The book alternates between the past where she tries to find the threads of evidence and disturbing incidents that had been building up to the present where she communicates with her absent husband through letters to tell him about her reflections and failed parenting attempts. And in a sort of stark bridge between these reflections, she attempts to meet Kevin at the prison to see if she can finally understand his anger and his fear.
We are introduced to the mother as a successful business woman who has no wish to become a mother. That she does not welcome motherhood is apparent. The questions she asks and the answers the readers seek are less apparent. Was her child born evil, or did her resentment turn him into one? Or was it her husband’s blind acceptance of him and refusal to look at her increasingly disturbed reports about his behaviour the real tipping point? Was Kevin really an evil psychopath who could manipulate both his parents or a child who was just rebelling against his parents?

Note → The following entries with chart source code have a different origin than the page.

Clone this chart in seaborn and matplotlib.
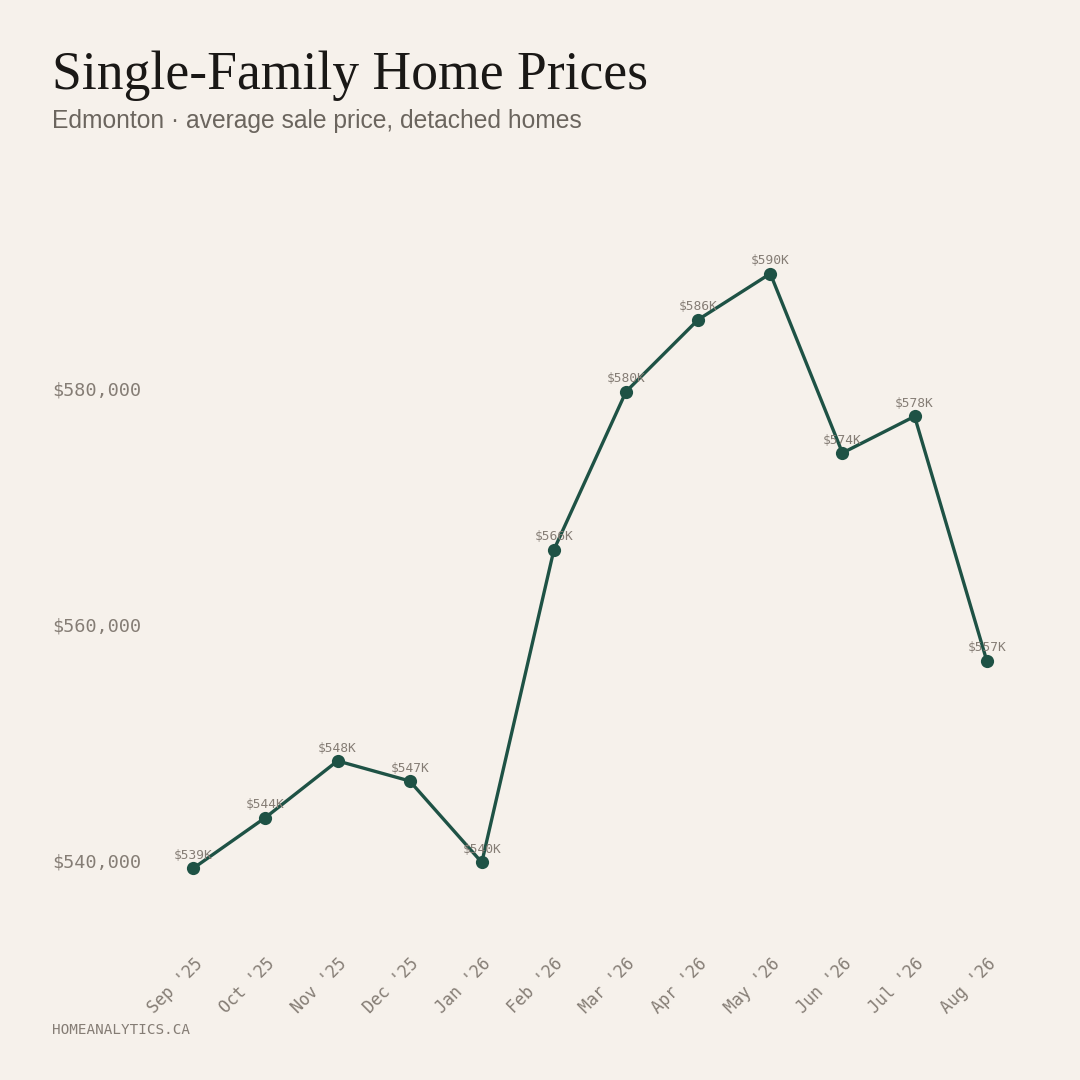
import matplotlib
matplotlib.use("Agg")
import matplotlib.pyplot as plt
import seaborn as sns
import pandas as pd

# data
months = ["Sep '25", "Oct '25", "Nov '25", "Dec '25", "Jan '26", "Feb '26",
          "Mar '26", "Apr '26", "May '26", "Jun '26", "Jul '26", "Aug '26"]
prices = [539300, 543600, 548400, 546700, 539800, 566300,
          579700, 585800, 589700, 574500, 577600, 556900]
price_labels = ["$539K", "$544K", "$548K", "$547K", "$540K", "$566K",
                "$580K", "$586K", "$590K", "$574K", "$578K", "$557K"]
y_ticks = [540000, 560000, 580000]

bg = "#F6F1EB"
line_color = "#1E5245"
muted = "#857D75"

sns.set_theme(style="white")
plt.rcParams["font.family"] = ["DejaVu Sans Mono"]

df = pd.DataFrame({"idx": range(len(months)), "price": prices})

fig = plt.figure(figsize=(10.8, 10.8), dpi=100, facecolor=bg)
ax = fig.add_axes([150 / 1080, 1 - 930 / 1080, 880 / 1080, 680 / 1080])
ax.set_facecolor(bg)

sns.lineplot(data=df, x="idx", y="price", ax=ax, color=line_color,
             linewidth=2.4, marker="o", markersize=9.5, markeredgewidth=0)

for i, (p, lab) in enumerate(zip(prices, price_labels)):
    ax.annotate(lab, (i, p), xytext=(0, 4.5), textcoords="offset points",
                ha="center", va="bottom", fontsize=9.3, color=muted)

ax.set_xlim(-0.6, 11.6)
ax.set_ylim(534070, 591700)
ax.set_xticks(range(len(months)))
ax.set_xticklabels(months, rotation=45, ha="right", rotation_mode="anchor",
                   fontsize=12, color=muted)
ax.set_yticks(y_ticks)
ax.set_yticklabels([f"${v:,.0f}" for v in y_ticks], fontsize=13.3, color=muted,
                   ha="left")
# label left edge sits at x=52px, axes starts at 150px
ax.tick_params(axis="y", length=0, pad=98 * 0.72)
ax.tick_params(axis="x", length=0, pad=18)
ax.set_xlabel("")
ax.set_ylabel("")
for s in ax.spines.values():
    s.set_visible(False)
ax.grid(False)

fig.text(52 / 1080, 1 - 76 / 1080, "Single-Family Home Prices",
         family="Liberation Serif", fontsize=38.6, color="#1A1816",
         va="center", ha="left")
fig.text(52 / 1080, 1 - 121 / 1080, "Edmonton · average sale price, detached homes",
         family="Liberation Sans", fontsize=17.7, color="#6B655E",
         va="center", ha="left")
fig.text(52 / 1080, 1 - 1030 / 1080, "HOMEANALYTICS.CA",
         family="DejaVu Sans Mono", fontsize=10.3, color=muted,
         va="center", ha="left")

fig.savefig("out.png", dpi=100, facecolor=bg)
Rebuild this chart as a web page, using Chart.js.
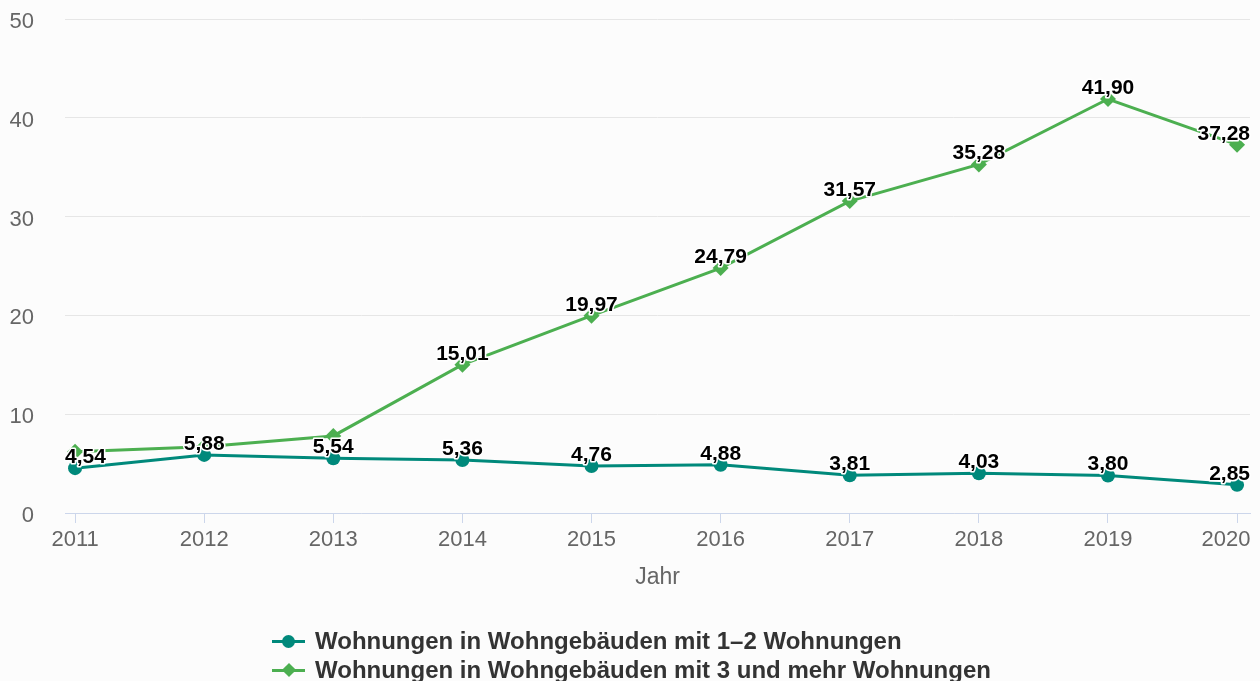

The book also raises another question that plagues society today, especially where weapons are as easily accessible as the next chocolate or soap. Who do such disturbed kids kill? Is it always strangers or does the trail of death and destruction actually start from their own homes?
Wisely, the author does not give us an unequivocal answer to the question she raises. By painting the entire story from the mothers’ side, she raises questions about prejudices. The prejudices all of us have when we judge parents, and specially mothers, for what and who their children are. As a mother of an almost-teen, at the end of the book, I found myself asking that question. How far can a parent influence and control the behaviour of their children?